The slow pace of implementing the repeal, which will allow Internet service providers to prioritize certain traffic, is in sharp contrast to the rapid speed at which Pai pushed the new rules through the FCC for approval despite a significant amount of public concern.
For net neutrality to be officially repealed, the FCC must post the rules in the Federal Register while the U.S. Office of Management and Budget must sign off on the replacement protections that the FCC has proposed in its place.
The theory for the delay is that Internet service providers like Comcast and AT&T are concerned that states are working on implementing their own net neutrality laws. While companies were able to get language in the net neutrality repeal that bans states from adding consumer protections, the legal authority to do so is uncertain and would be difficult to enforce.
Companies also concerned about an effort in Congress to reverse the appeal. Congress can hold that vote at any point within 60 days of the repeal appearing in the Federal Register.
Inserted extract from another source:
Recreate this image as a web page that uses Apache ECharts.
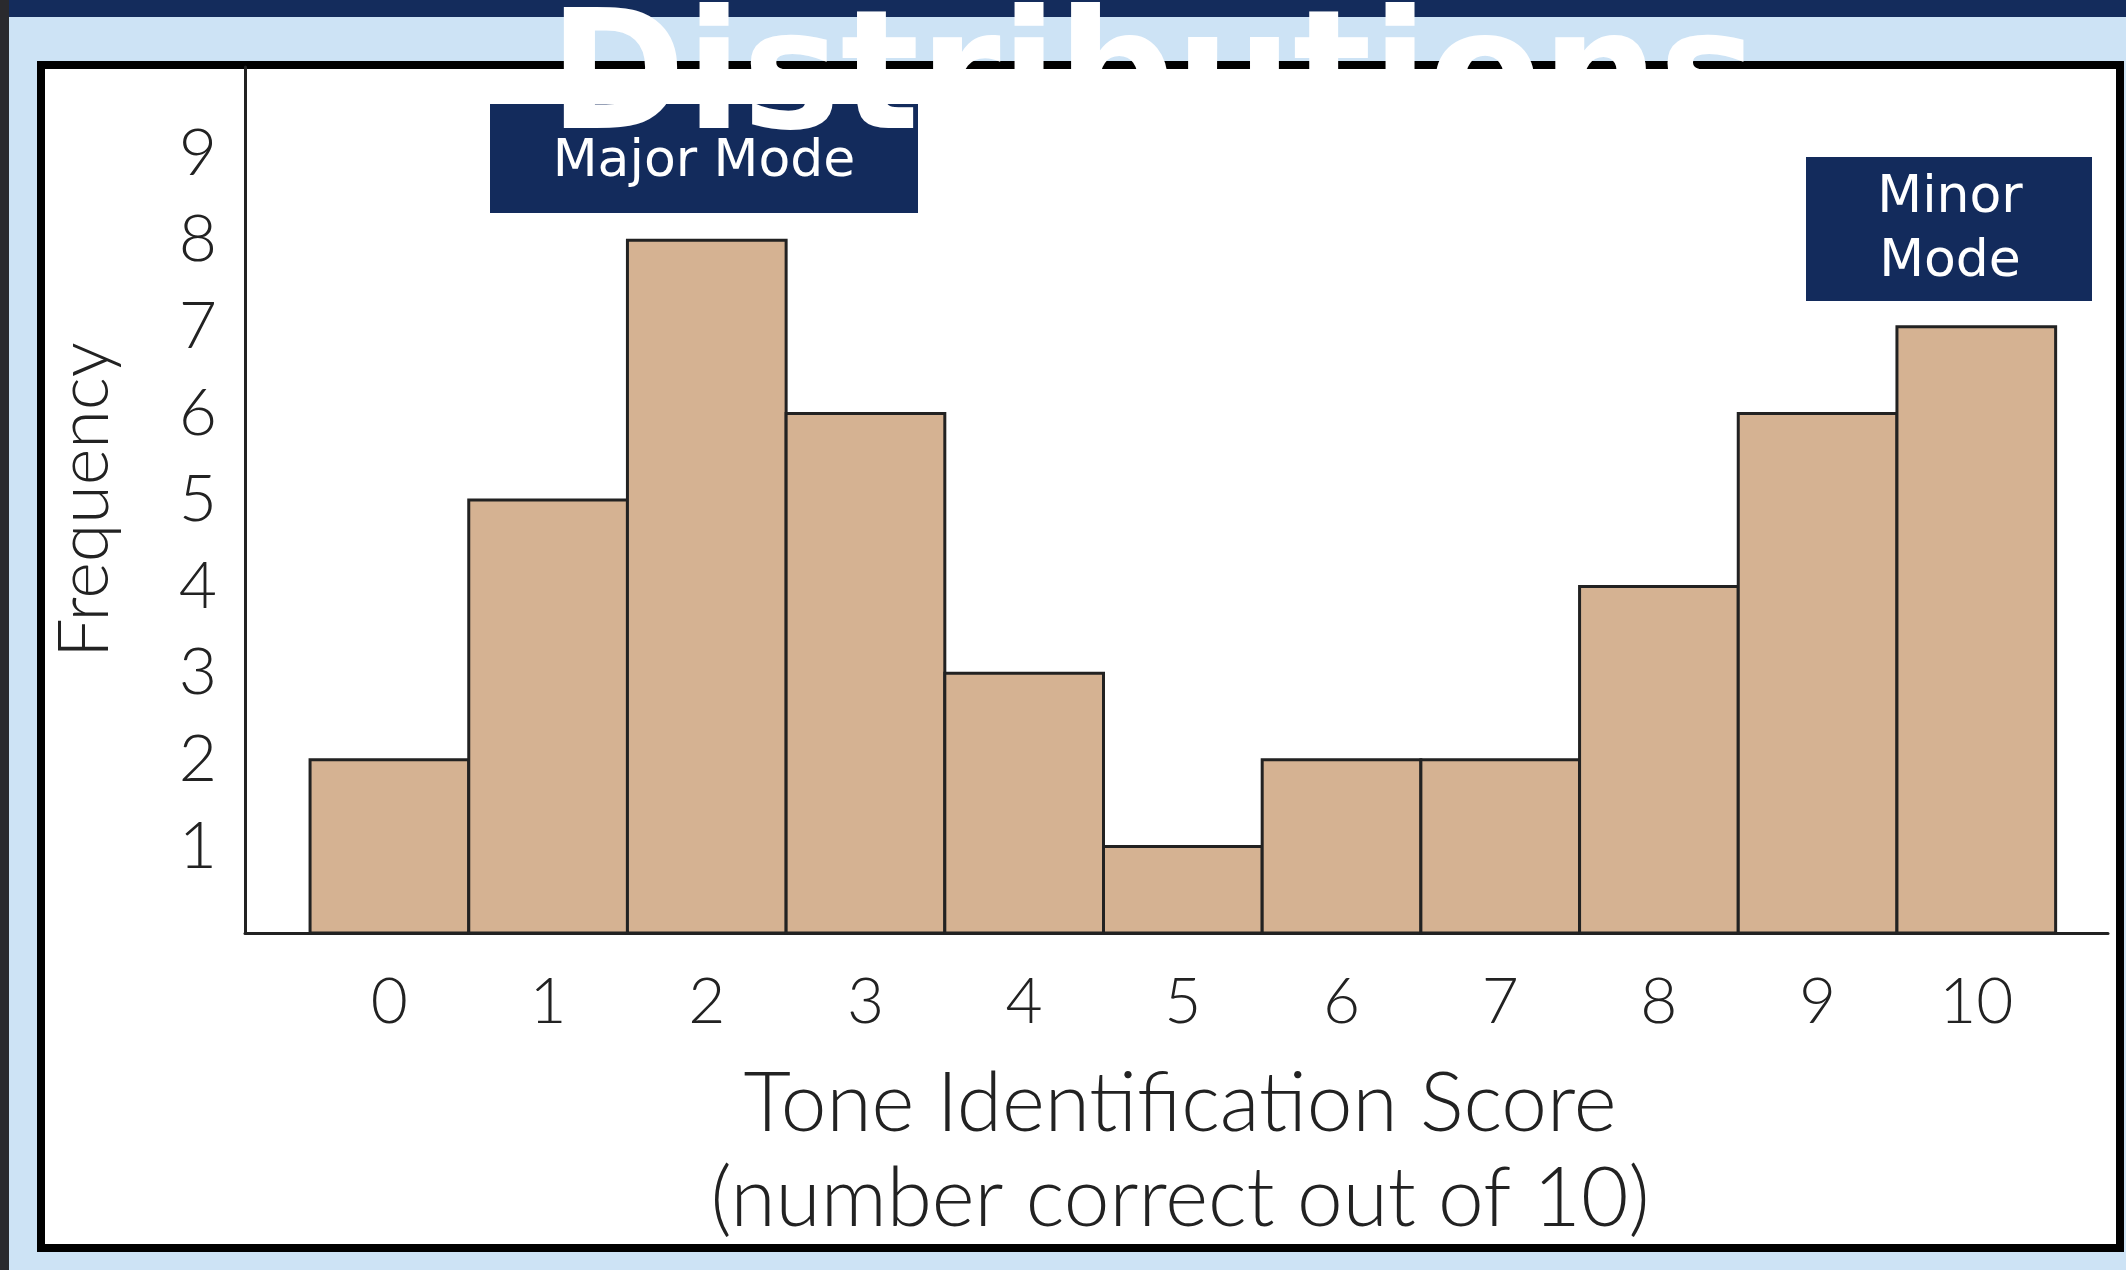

The delay is because the FCC failed to submit the new rule to the Office of Management until March 27, long after the original vote to repeal.
Critics accuse the FCC of intentionally delaying the filing in order to convince Congress to create a more ISP-friendly law. The new laws, under the guise of consumer protection, would actually help corporate interests.
Pai has claimed that net neutrality rules prevented Internet service providers from investing in infrastructure, which is why the repeal had to be rushed through the FCC so quickly in the first place.